Skip the pictures and quote all of the lines exactly.

**DATASET CONTENT**
● ● ● ● ●
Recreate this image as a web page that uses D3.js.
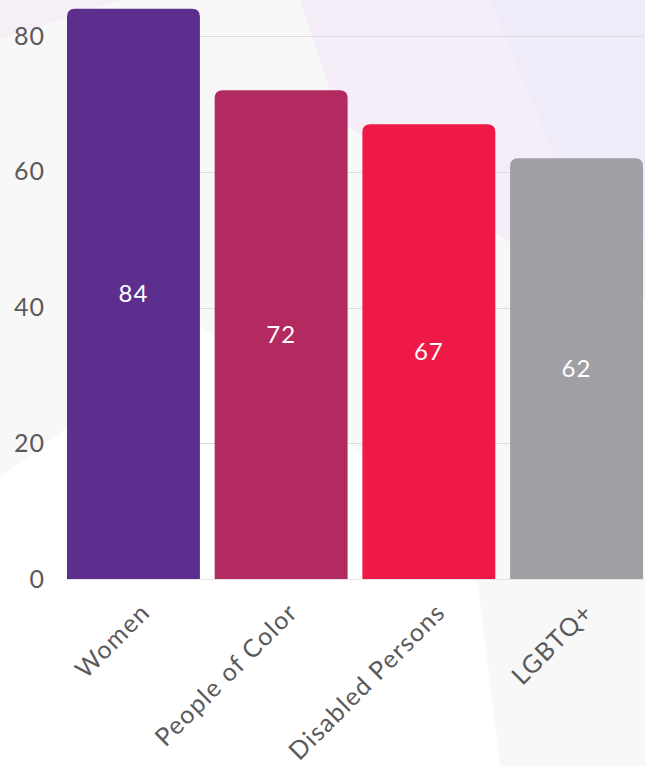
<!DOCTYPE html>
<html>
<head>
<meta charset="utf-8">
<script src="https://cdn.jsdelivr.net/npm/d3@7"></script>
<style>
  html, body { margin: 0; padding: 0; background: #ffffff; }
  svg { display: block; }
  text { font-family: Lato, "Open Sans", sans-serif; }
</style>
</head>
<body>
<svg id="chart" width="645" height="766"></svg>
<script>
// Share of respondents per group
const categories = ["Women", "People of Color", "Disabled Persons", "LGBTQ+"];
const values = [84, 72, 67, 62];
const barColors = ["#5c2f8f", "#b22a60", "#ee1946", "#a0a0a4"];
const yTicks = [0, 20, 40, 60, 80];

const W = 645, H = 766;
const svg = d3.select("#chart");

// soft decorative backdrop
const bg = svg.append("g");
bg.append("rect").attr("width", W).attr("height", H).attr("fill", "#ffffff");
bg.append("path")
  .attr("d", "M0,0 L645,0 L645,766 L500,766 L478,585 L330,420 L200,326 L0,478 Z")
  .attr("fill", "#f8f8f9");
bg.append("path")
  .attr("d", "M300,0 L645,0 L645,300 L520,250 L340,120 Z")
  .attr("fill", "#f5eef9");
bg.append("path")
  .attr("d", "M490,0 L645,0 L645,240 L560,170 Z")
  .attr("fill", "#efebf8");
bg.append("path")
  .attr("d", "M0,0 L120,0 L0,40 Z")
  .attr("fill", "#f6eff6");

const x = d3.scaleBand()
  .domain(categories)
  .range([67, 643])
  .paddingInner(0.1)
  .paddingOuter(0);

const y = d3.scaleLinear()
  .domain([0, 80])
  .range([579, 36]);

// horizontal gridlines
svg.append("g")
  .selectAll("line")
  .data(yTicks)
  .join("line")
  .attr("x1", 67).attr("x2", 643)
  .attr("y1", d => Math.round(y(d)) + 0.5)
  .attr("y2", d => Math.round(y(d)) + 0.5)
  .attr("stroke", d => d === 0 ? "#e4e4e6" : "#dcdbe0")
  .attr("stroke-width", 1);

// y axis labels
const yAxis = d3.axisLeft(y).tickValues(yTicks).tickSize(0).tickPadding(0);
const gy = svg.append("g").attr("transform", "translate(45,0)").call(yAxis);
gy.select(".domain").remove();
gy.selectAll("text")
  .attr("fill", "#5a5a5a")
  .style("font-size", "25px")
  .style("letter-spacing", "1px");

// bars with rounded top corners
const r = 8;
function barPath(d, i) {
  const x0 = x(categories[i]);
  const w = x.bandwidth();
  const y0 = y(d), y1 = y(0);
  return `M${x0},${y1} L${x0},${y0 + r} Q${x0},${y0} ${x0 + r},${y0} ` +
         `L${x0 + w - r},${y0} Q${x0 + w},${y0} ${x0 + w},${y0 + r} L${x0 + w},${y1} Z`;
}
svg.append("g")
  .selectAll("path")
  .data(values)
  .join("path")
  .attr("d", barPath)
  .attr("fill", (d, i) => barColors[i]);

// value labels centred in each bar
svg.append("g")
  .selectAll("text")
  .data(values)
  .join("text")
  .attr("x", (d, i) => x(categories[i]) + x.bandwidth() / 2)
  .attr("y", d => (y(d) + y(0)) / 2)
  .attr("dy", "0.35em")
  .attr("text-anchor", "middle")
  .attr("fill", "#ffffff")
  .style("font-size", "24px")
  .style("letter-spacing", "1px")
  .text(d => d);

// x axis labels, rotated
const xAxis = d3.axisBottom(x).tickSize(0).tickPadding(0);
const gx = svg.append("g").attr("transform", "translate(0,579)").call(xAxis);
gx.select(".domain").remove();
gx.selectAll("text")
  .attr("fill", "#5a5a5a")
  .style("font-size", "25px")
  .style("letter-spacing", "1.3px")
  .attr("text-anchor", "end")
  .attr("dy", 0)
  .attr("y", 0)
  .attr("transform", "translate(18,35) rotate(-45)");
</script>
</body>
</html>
● ● ● ● ●
**IN RESPONSE**
Recreate this image as a web page that uses D3.js.
<!DOCTYPE html>
<html>
<head>
<meta charset="utf-8">
<script src="https://cdn.jsdelivr.net/npm/d3@7"></script>
<style>
  html, body { margin: 0; padding: 0; background: #ffffff; }
  svg { display: block; }
  text { font-family: Lato, "Open Sans", sans-serif; }
</style>
</head>
<body>
<svg id="chart" width="645" height="766"></svg>
<script>
// Share of respondents per group
const categories = ["Women", "People of Color", "Disabled Persons", "LGBTQ+"];
const values = [84, 72, 67, 62];
const barColors = ["#5c2f8f", "#b22a60", "#ee1946", "#a0a0a4"];
const yTicks = [0, 20, 40, 60, 80];

const W = 645, H = 766;
const svg = d3.select("#chart");

// soft decorative backdrop
const bg = svg.append("g");
bg.append("rect").attr("width", W).attr("height", H).attr("fill", "#ffffff");
bg.append("path")
  .attr("d", "M0,0 L645,0 L645,766 L500,766 L478,585 L330,420 L200,326 L0,478 Z")
  .attr("fill", "#f8f8f9");
bg.append("path")
  .attr("d", "M300,0 L645,0 L645,300 L520,250 L340,120 Z")
  .attr("fill", "#f5eef9");
bg.append("path")
  .attr("d", "M490,0 L645,0 L645,240 L560,170 Z")
  .attr("fill", "#efebf8");
bg.append("path")
  .attr("d", "M0,0 L120,0 L0,40 Z")
  .attr("fill", "#f6eff6");

const x = d3.scaleBand()
  .domain(categories)
  .range([67, 643])
  .paddingInner(0.1)
  .paddingOuter(0);

const y = d3.scaleLinear()
  .domain([0, 80])
  .range([579, 36]);

// horizontal gridlines
svg.append("g")
  .selectAll("line")
  .data(yTicks)
  .join("line")
  .attr("x1", 67).attr("x2", 643)
  .attr("y1", d => Math.round(y(d)) + 0.5)
  .attr("y2", d => Math.round(y(d)) + 0.5)
  .attr("stroke", d => d === 0 ? "#e4e4e6" : "#dcdbe0")
  .attr("stroke-width", 1);

// y axis labels
const yAxis = d3.axisLeft(y).tickValues(yTicks).tickSize(0).tickPadding(0);
const gy = svg.append("g").attr("transform", "translate(45,0)").call(yAxis);
gy.select(".domain").remove();
gy.selectAll("text")
  .attr("fill", "#5a5a5a")
  .style("font-size", "25px")
  .style("letter-spacing", "1px");

// bars with rounded top corners
const r = 8;
function barPath(d, i) {
  const x0 = x(categories[i]);
  const w = x.bandwidth();
  const y0 = y(d), y1 = y(0);
  return `M${x0},${y1} L${x0},${y0 + r} Q${x0},${y0} ${x0 + r},${y0} ` +
         `L${x0 + w - r},${y0} Q${x0 + w},${y0} ${x0 + w},${y0 + r} L${x0 + w},${y1} Z`;
}
svg.append("g")
  .selectAll("path")
  .data(values)
  .join("path")
  .attr("d", barPath)
  .attr("fill", (d, i) => barColors[i]);

// value labels centred in each bar
svg.append("g")
  .selectAll("text")
  .data(values)
  .join("text")
  .attr("x", (d, i) => x(categories[i]) + x.bandwidth() / 2)
  .attr("y", d => (y(d) + y(0)) / 2)
  .attr("dy", "0.35em")
  .attr("text-anchor", "middle")
  .attr("fill", "#ffffff")
  .style("font-size", "24px")
  .style("letter-spacing", "1px")
  .text(d => d);

// x axis labels, rotated
const xAxis = d3.axisBottom(x).tickSize(0).tickPadding(0);
const gx = svg.append("g").attr("transform", "translate(0,579)").call(xAxis);
gx.select(".domain").remove();
gx.selectAll("text")
  .attr("fill", "#5a5a5a")
  .style("font-size", "25px")
  .style("letter-spacing", "1.3px")
  .attr("text-anchor", "end")
  .attr("dy", 0)
  .attr("y", 0)
  .attr("transform", "translate(18,35) rotate(-45)");
</script>
</body>
</html>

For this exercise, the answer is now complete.